● **Entries supplied**
start
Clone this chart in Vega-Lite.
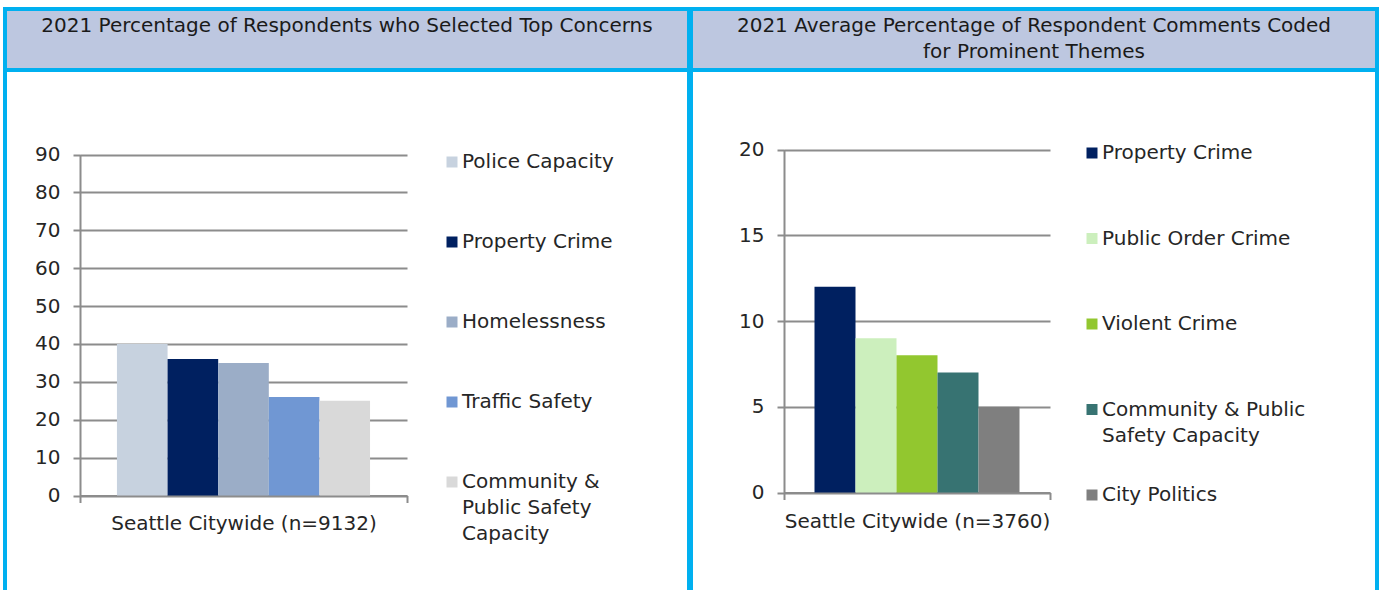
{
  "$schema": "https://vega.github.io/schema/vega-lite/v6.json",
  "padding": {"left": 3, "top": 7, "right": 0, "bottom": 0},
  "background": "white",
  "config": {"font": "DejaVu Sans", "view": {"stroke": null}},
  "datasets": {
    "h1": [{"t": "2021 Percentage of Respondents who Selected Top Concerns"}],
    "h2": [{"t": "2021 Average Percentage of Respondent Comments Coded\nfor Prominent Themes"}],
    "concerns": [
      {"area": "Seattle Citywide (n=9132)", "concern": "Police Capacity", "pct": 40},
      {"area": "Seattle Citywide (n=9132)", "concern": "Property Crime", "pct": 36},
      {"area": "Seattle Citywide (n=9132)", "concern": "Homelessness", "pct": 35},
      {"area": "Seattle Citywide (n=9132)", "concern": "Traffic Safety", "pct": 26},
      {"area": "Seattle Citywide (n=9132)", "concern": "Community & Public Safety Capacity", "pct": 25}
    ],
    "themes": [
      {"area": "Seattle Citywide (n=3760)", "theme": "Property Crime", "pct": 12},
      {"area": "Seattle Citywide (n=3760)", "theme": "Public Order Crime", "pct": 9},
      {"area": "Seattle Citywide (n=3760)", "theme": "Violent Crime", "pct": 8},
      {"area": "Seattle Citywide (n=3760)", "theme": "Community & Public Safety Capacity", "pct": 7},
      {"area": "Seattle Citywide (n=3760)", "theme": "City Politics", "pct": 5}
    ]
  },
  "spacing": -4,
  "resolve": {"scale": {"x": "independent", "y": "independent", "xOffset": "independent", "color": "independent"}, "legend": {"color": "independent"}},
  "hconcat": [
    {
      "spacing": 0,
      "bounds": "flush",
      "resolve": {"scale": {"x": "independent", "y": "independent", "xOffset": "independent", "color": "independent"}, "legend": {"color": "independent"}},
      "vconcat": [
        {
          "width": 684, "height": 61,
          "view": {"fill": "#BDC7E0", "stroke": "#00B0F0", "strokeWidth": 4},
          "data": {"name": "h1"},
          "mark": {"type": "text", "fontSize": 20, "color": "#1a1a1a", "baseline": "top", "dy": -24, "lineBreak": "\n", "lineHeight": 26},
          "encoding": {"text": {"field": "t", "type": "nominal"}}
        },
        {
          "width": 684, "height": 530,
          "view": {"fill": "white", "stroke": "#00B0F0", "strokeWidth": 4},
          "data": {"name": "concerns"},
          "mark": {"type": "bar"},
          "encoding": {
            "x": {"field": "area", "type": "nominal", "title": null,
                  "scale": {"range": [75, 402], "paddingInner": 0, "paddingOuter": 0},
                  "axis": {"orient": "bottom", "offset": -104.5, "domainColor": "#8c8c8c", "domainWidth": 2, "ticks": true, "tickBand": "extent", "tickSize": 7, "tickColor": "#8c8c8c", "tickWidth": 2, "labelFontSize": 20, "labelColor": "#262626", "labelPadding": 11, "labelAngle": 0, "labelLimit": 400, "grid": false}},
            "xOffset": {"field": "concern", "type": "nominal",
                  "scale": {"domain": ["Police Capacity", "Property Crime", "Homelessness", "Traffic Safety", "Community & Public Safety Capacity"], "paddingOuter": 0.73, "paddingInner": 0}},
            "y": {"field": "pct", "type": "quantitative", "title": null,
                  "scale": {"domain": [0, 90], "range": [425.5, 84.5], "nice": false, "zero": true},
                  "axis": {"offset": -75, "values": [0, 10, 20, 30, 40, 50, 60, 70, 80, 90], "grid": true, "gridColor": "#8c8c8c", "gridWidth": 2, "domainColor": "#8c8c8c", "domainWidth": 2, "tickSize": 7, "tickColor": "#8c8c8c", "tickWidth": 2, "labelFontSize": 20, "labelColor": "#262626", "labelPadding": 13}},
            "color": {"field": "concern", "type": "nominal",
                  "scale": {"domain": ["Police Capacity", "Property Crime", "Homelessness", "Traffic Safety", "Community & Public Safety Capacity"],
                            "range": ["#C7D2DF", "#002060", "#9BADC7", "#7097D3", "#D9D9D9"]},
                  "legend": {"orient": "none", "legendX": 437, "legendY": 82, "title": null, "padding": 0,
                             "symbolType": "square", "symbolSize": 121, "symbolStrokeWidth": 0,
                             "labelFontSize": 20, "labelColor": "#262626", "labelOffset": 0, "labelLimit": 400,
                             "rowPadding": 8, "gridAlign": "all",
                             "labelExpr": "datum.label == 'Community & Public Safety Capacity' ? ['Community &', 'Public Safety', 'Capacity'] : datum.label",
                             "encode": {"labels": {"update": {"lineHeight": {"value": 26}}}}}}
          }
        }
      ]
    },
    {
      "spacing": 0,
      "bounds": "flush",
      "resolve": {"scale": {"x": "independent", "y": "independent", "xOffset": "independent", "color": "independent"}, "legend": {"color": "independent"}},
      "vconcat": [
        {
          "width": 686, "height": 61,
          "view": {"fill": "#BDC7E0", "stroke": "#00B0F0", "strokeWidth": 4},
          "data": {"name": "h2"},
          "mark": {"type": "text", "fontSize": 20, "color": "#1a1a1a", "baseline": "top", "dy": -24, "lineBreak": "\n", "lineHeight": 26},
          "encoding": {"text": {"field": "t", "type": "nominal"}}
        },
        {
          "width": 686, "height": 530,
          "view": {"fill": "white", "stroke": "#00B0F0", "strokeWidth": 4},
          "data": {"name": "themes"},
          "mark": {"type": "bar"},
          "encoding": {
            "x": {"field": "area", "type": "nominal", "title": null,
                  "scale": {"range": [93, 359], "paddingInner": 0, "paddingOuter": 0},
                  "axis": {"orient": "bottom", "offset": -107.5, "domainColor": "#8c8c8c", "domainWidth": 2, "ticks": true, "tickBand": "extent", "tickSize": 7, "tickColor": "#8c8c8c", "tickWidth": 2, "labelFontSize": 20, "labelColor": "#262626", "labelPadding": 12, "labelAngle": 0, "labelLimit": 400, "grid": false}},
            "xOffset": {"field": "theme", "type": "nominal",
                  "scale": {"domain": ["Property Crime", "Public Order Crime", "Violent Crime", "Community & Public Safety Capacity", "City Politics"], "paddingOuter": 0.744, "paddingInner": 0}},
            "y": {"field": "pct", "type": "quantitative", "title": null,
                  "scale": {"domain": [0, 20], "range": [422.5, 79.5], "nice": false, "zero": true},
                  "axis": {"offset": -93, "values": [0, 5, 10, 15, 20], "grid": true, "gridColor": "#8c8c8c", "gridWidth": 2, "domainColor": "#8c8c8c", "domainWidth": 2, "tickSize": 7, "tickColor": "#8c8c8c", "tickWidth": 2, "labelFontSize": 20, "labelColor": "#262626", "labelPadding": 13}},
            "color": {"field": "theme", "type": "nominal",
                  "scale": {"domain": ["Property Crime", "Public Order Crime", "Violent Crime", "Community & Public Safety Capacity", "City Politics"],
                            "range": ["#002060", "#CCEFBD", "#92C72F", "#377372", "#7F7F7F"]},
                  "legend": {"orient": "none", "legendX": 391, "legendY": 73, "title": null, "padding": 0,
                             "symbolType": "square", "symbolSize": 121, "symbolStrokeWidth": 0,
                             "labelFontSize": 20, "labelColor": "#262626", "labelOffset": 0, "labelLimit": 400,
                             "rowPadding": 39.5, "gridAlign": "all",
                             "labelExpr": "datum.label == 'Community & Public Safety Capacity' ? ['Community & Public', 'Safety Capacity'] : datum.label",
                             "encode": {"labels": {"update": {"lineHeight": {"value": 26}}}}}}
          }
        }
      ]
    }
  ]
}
end
start
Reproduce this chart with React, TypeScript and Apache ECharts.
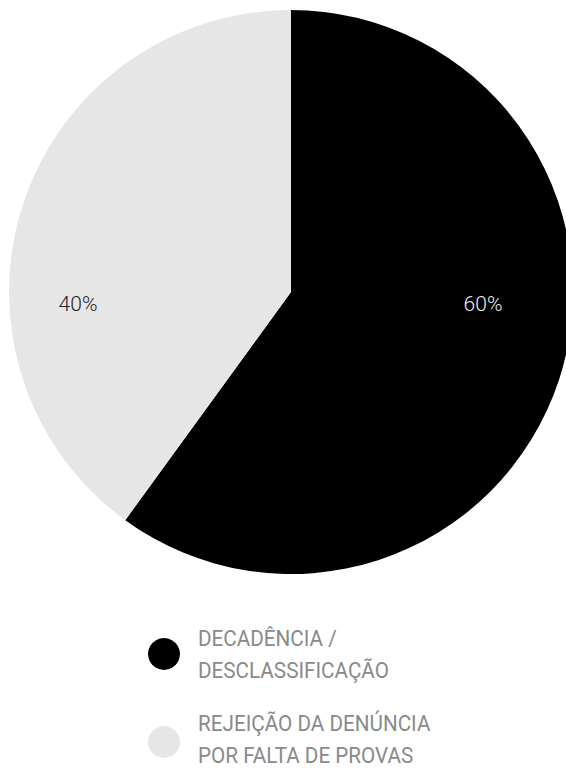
end
start
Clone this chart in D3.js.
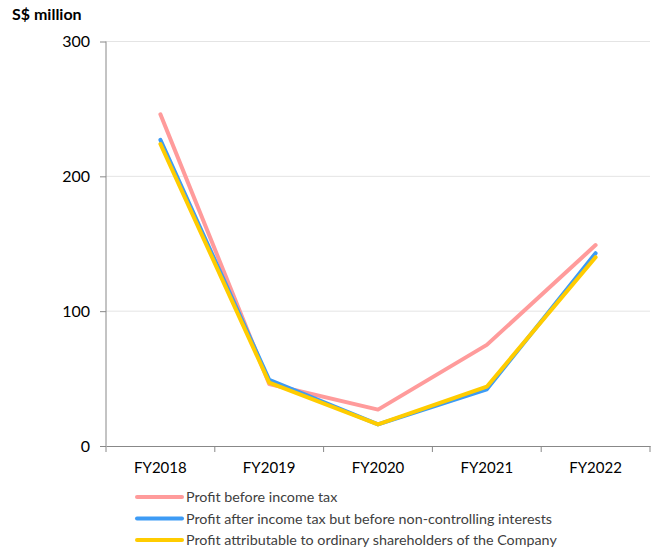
end
● **Task**
Scan the material line by line and report each one that contains "Clone".

● **Response to this task**
Clone this chart in Vega-Lite.
Clone this chart in D3.js.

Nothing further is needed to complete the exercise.